Do ponto de vista das fontes de energia para a produção e transformação industrial, a matriz energética mexicana é pouco voltada à energia limpa, o que reduz o apetite de empresas americanas e europeias. Há ainda questões de segurança que impactam na atratividade do México como plataforma para nearshoring, mas esse não parece ser o tema principal.

Qual seria, então, a alternativa ao México? A mais aventada pelos investidores são os próprios EUA, o chamado onshoring. 

Apesar de a infraestrutura ainda ser uma questão em certos estados americanos e de os custos de mão de obra (entre outros) serem mais altos, o país ainda tem uma indústria que pode se tornar mais competitiva. O fenômeno do onshoring certamente será peça importante deste quebra-cabeça – e manterá boa parte da cadeia produtiva dentro dos EUA, numa quase autossuficiência industrial.

Mesmo assim, voltei convencido de que o Brasil também está sendo seriamente cogitado como uma alternativa interessante – o que não é de todo surpreendente. 

Do ponto de vista geopolítico, somos um aliado histórico dos EUA e há um bom alinhamento entre nossos atuais governantes. Quanto à infraestrutura, certamente há muito a melhorar, mas somos melhores que o México em rodovias (quase o dobro da quilometragem/habitante) e semelhantes em ferrovias (o México é ligeiramente melhor). 

Com relação ao funding, temos uma série de alternativas de captação testadas com muito sucesso, e um mercado de capitais com razoável profundidade (falta-nos explorar melhores alternativas que permitam acessar o mercado externo de capitais de forma mais eficiente).
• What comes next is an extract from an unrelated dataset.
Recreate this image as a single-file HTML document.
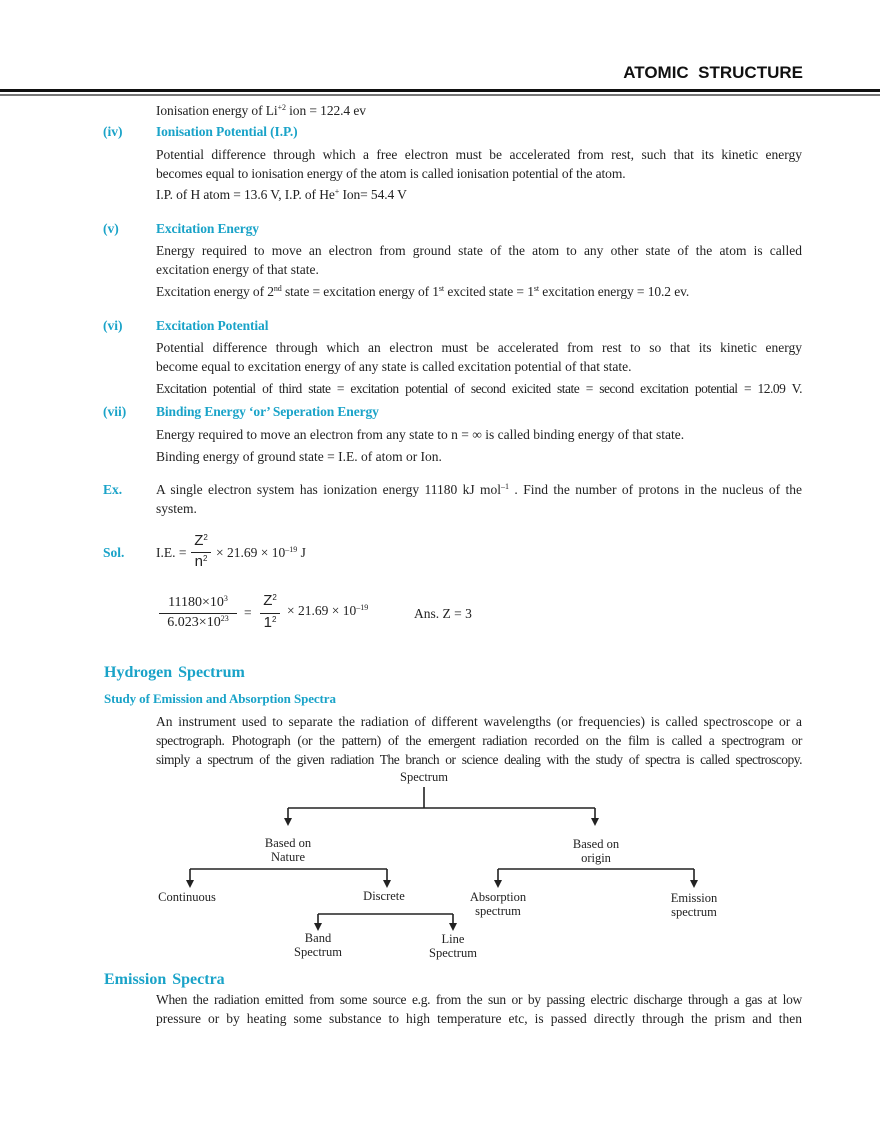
<!DOCTYPE html>
<html><head><meta charset="utf-8"><style>
body{margin:0;background:#fff;}
#p{position:relative;width:880px;height:1139px;font-family:"Liberation Serif",serif;font-size:13.5px;color:#222;overflow:hidden}
.l{position:absolute;white-space:nowrap;line-height:16px}
.j{position:absolute;left:156px;width:646px;line-height:16px;text-align:justify;text-align-last:justify;white-space:nowrap}
.c{color:#1aa3c8;font-weight:bold}
.n{letter-spacing:-0.35px}
.l.n{letter-spacing:-0.1px}
sup{font-size:8px;line-height:0;vertical-align:5px}
.f{position:absolute;text-align:center;line-height:16px}
.sans{font-family:"Liberation Sans",sans-serif}
.d{position:absolute;font-size:12.5px;line-height:14px;text-align:center;transform:translateX(-50%);white-space:nowrap}
</style></head><body><div id="p">
<div class="l sans" style="right:77px;top:65px;font-size:17px;font-weight:bold;color:#111">ATOMIC&nbsp; STRUCTURE</div>
<div style="position:absolute;left:0;top:89px;width:880px;height:3px;background:#111"></div>
<div style="position:absolute;left:0;top:94px;width:880px;height:2px;background:#777"></div>

<div class="l n" style="left:156px;top:103px">Ionisation energy of Li<sup>+2</sup> ion = 122.4 ev</div>
<div class="l c" style="left:103px;top:124px">(iv)</div>
<div class="l c n" style="left:156px;top:124px">Ionisation Potential (I.P.)</div>
<div class="j" style="top:147px">Potential difference through which a free electron must be accelerated from rest, such that its kinetic energy</div>
<div class="l n" style="left:156px;top:166px">becomes equal to ionisation energy of the atom is called ionisation potential of the atom.</div>
<div class="l n" style="left:156px;top:187px">I.P. of H atom = 13.6 V, I.P. of He<sup>+</sup> Ion= 54.4 V</div>

<div class="l c" style="left:103px;top:221px">(v)</div>
<div class="l c n" style="left:156px;top:221px">Excitation Energy</div>
<div class="j" style="top:243px">Energy required to move an electron from ground state of the atom to any other state of the atom is called</div>
<div class="l" style="left:156px;top:262px">excitation energy of that state.</div>
<div class="l n" style="left:156px;top:284px">Excitation energy of 2<sup>nd</sup> state = excitation energy of 1<sup>st</sup> excited state = 1<sup>st</sup> excitation energy = 10.2 ev.</div>

<div class="l c" style="left:103px;top:318px">(vi)</div>
<div class="l c n" style="left:156px;top:318px">Excitation Potential</div>
<div class="j" style="top:340px">Potential difference through which an electron must be accelerated from rest to so that its kinetic energy</div>
<div class="l" style="left:156px;top:359px">become equal to excitation energy of any state is called excitation potential of that state.</div>
<div class="j n" style="top:381px;letter-spacing:-0.5px">Excitation potential of third state = excitation potential of second exicited state = second excitation potential = 12.09 V.</div>
<div class="l c" style="left:103px;top:404px">(vii)</div>
<div class="l c n" style="left:156px;top:404px">Binding Energy ‘or’ Seperation Energy</div>
<div class="l" style="left:156px;top:427px">Energy required to move an electron from any state to n = ∞ is called binding energy of that state.</div>
<div class="l" style="left:156px;top:449px">Binding energy of ground state = I.E. of atom or Ion.</div>

<div class="l c" style="left:103px;top:482px">Ex.</div>
<div class="j" style="top:482px">A single electron system has ionization energy 11180 kJ mol<sup>–1</sup> . Find the number of protons in the nucleus of the</div>
<div class="l" style="left:156px;top:501px">system.</div>

<div class="l c" style="left:103px;top:545px">Sol.</div>
<div class="l" style="left:156px;top:545px">I.E. =</div>
<div class="f sans" style="left:190px;top:533px;width:22px;font-size:15px">Z<sup>2</sup></div>
<div style="position:absolute;left:191px;top:552px;width:20px;height:1px;background:#222"></div>
<div class="f sans" style="left:190px;top:554px;width:22px;font-size:15px">n<sup>2</sup></div>
<div class="l" style="left:216px;top:545px">× 21.69 × 10<sup>–19</sup> J</div>

<div class="f" style="left:158px;top:595px;width:80px;font-size:14px">11180×10<sup>3</sup></div>
<div style="position:absolute;left:159px;top:613px;width:78px;height:1px;background:#222"></div>
<div class="f" style="left:158px;top:615px;width:80px;font-size:14px">6.023×10<sup>23</sup></div>
<div class="l" style="left:244px;top:605px">=</div>
<div class="f sans" style="left:259px;top:593px;width:22px;font-size:15px">Z<sup>2</sup></div>
<div style="position:absolute;left:260px;top:613px;width:20px;height:1px;background:#222"></div>
<div class="f sans" style="left:259px;top:615px;width:22px;font-size:15px">1<sup>2</sup></div>
<div class="l" style="left:287px;top:603px">× 21.69 × 10<sup>–19</sup></div>
<div class="l" style="left:414px;top:606px">Ans. Z = 3</div>

<div class="l c" style="left:104px;top:665px;font-size:16px;word-spacing:2px">Hydrogen Spectrum</div>
<div class="l c n" style="left:104px;top:691px;font-size:13px">Study of Emission and Absorption Spectra</div>
<div class="j" style="top:714px">An instrument used to separate the radiation of different wavelengths (or frequencies) is called spectroscope or a</div>
<div class="j n" style="top:733px">spectrograph. Photograph (or the pattern) of the emergent radiation recorded on the film is called a spectrogram or</div>
<div class="j n" style="top:752px;letter-spacing:-0.5px">simply a spectrum of the given radiation The branch or science dealing with the study of spectra is called spectroscopy.</div>

<svg style="position:absolute;left:0;top:0" width="880" height="1139">
<g stroke="#222" stroke-width="1.6" fill="none">
<path d="M424 787V808M288 808H595M288 808V820M595 808V820"/>
<path d="M190 869H387M190 869V882M387 869V882"/>
<path d="M498 869H694M498 869V882M694 869V882"/>
<path d="M318 914H453M318 914V925M453 914V925"/>
</g>
<g fill="#222">
<path d="M284 818L292 818L288 826Z"/><path d="M591 818L599 818L595 826Z"/>
<path d="M186 880L194 880L190 888Z"/><path d="M383 880L391 880L387 888Z"/>
<path d="M494 880L502 880L498 888Z"/><path d="M690 880L698 880L694 888Z"/>
<path d="M314 923L322 923L318 931Z"/><path d="M449 923L457 923L453 931Z"/>
</g></svg>
<div class="d" style="left:424px;top:770px">Spectrum</div>
<div class="d" style="left:288px;top:836px">Based on<br>Nature</div>
<div class="d" style="left:596px;top:837px">Based on<br>origin</div>
<div class="d" style="left:187px;top:890px">Continuous</div>
<div class="d" style="left:384px;top:889px">Discrete</div>
<div class="d" style="left:498px;top:890px">Absorption<br>spectrum</div>
<div class="d" style="left:694px;top:891px">Emission<br>spectrum</div>
<div class="d" style="left:318px;top:931px">Band<br>Spectrum</div>
<div class="d" style="left:453px;top:932px">Line<br>Spectrum</div>

<div class="l c" style="left:104px;top:972px;font-size:16px;word-spacing:2px">Emission Spectra</div>
<div class="j n" style="top:992px;letter-spacing:-0.3px">When the radiation emitted from some source e.g. from the sun or by passing electric discharge through a gas at low</div>
<div class="j" style="top:1011px">pressure or by heating some substance to high temperature etc, is passed directly through the prism and then</div>
</div></body></html>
O marco regulatório tem sido testado com um histórico de concessões e acúmulo de experiências em mais de uma geração, com relativo sucesso.

Do ponto de vista energético, ganhamos de goleada. Temos 82% de fontes limpas e renováveis  na matriz, contra apenas 27% no México. Lá o custo é cerca de 30% menor, mas a questão da matriz é quase binária: sem energia limpa, muitos não mudarão para o México. Sem contar que há espaço para o Brasil se tornar mais eficiente, dando maior escala a certas fontes e ampliando a comercialização dessa energia.

Em que precisamos melhorar para nos tornarmos realmente competitivos e ganharmos, de fato, com este movimento? 

Primeiramente na questão tributária. A nossa carga é de 33%, contra 18% no México. Além disso, somos mais burocráticos: estamos na 124ª posição no ranking de facilidade de fazer negócios, enquanto o México está no 80º lugar.

Para resumir, a mensagem de Cancún foi clara. Somos um ótimo candidato para surfar a onda gigante do nearshoring, com possibilidades muito relevantes para nossa indústria e economia. 

Para isso, teremos que avançar, de forma estruturada e pensada, numa reforma tributária que simplifique o sistema e traga maior segurança jurídica – o que parece estar mesmo na agenda do novo governo.

Mas teremos também que fazer uma análise de onde estão nossos gargalos burocráticos e endereçá-los de forma pragmática: regras mais fáceis de exportação e importação, normas cambiais mais amigáveis (algo que está sendo abordado) e assim por diante.

Precisamos tomar estas decisões de forma consciente e com seriedade, porque há uma oportunidade enorme à nossa frente – e ela não acontecerá duas vezes.

Renato Ejnisman é vice-presidente de atacado do Santander Brasil.